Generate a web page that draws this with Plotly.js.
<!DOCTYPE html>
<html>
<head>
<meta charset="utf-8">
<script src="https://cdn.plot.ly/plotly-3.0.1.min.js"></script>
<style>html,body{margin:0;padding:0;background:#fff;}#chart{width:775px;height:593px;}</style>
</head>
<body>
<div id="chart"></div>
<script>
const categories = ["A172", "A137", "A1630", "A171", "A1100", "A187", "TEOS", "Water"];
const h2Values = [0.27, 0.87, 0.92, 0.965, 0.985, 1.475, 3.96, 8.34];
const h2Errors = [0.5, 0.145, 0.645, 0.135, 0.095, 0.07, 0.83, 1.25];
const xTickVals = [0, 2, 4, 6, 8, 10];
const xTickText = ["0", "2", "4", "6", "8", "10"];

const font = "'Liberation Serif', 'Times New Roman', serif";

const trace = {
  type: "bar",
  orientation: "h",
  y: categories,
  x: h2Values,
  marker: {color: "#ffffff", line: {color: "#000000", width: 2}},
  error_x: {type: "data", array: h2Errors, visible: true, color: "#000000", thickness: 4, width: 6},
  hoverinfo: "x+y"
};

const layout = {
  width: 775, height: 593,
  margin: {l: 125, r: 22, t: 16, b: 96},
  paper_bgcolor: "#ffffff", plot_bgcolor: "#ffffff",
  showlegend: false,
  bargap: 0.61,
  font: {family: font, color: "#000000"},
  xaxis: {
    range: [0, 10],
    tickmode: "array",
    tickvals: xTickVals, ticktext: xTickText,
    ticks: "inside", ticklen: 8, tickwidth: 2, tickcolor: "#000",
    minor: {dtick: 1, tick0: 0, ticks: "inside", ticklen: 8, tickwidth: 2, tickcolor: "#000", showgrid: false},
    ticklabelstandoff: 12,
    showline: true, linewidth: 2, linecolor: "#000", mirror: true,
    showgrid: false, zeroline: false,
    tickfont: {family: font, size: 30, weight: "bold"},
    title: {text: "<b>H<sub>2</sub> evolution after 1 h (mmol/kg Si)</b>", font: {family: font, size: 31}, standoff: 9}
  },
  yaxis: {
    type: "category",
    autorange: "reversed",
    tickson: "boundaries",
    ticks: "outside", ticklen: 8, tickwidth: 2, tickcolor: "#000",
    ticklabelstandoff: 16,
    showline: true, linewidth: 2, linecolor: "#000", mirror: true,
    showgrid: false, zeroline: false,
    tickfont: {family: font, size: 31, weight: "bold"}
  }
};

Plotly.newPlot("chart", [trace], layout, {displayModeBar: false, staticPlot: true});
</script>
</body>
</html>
------------------------------
### Directions:
Recite the full listing above exactly.

### Written answer:
Generate a web page that draws this with Plotly.js.
<!DOCTYPE html>
<html>
<head>
<meta charset="utf-8">
<script src="https://cdn.plot.ly/plotly-3.0.1.min.js"></script>
<style>html,body{margin:0;padding:0;background:#fff;}#chart{width:775px;height:593px;}</style>
</head>
<body>
<div id="chart"></div>
<script>
const categories = ["A172", "A137", "A1630", "A171", "A1100", "A187", "TEOS", "Water"];
const h2Values = [0.27, 0.87, 0.92, 0.965, 0.985, 1.475, 3.96, 8.34];
const h2Errors = [0.5, 0.145, 0.645, 0.135, 0.095, 0.07, 0.83, 1.25];
const xTickVals = [0, 2, 4, 6, 8, 10];
const xTickText = ["0", "2", "4", "6", "8", "10"];

const font = "'Liberation Serif', 'Times New Roman', serif";

const trace = {
  type: "bar",
  orientation: "h",
  y: categories,
  x: h2Values,
  marker: {color: "#ffffff", line: {color: "#000000", width: 2}},
  error_x: {type: "data", array: h2Errors, visible: true, color: "#000000", thickness: 4, width: 6},
  hoverinfo: "x+y"
};

const layout = {
  width: 775, height: 593,
  margin: {l: 125, r: 22, t: 16, b: 96},
  paper_bgcolor: "#ffffff", plot_bgcolor: "#ffffff",
  showlegend: false,
  bargap: 0.61,
  font: {family: font, color: "#000000"},
  xaxis: {
    range: [0, 10],
    tickmode: "array",
    tickvals: xTickVals, ticktext: xTickText,
    ticks: "inside", ticklen: 8, tickwidth: 2, tickcolor: "#000",
    minor: {dtick: 1, tick0: 0, ticks: "inside", ticklen: 8, tickwidth: 2, tickcolor: "#000", showgrid: false},
    ticklabelstandoff: 12,
    showline: true, linewidth: 2, linecolor: "#000", mirror: true,
    showgrid: false, zeroline: false,
    tickfont: {family: font, size: 30, weight: "bold"},
    title: {text: "<b>H<sub>2</sub> evolution after 1 h (mmol/kg Si)</b>", font: {family: font, size: 31}, standoff: 9}
  },
  yaxis: {
    type: "category",
    autorange: "reversed",
    tickson: "boundaries",
    ticks: "outside", ticklen: 8, tickwidth: 2, tickcolor: "#000",
    ticklabelstandoff: 16,
    showline: true, linewidth: 2, linecolor: "#000", mirror: true,
    showgrid: false, zeroline: false,
    tickfont: {family: font, size: 31, weight: "bold"}
  }
};

Plotly.newPlot("chart", [trace], layout, {displayModeBar: false, staticPlot: true});
</script>
</body>
</html>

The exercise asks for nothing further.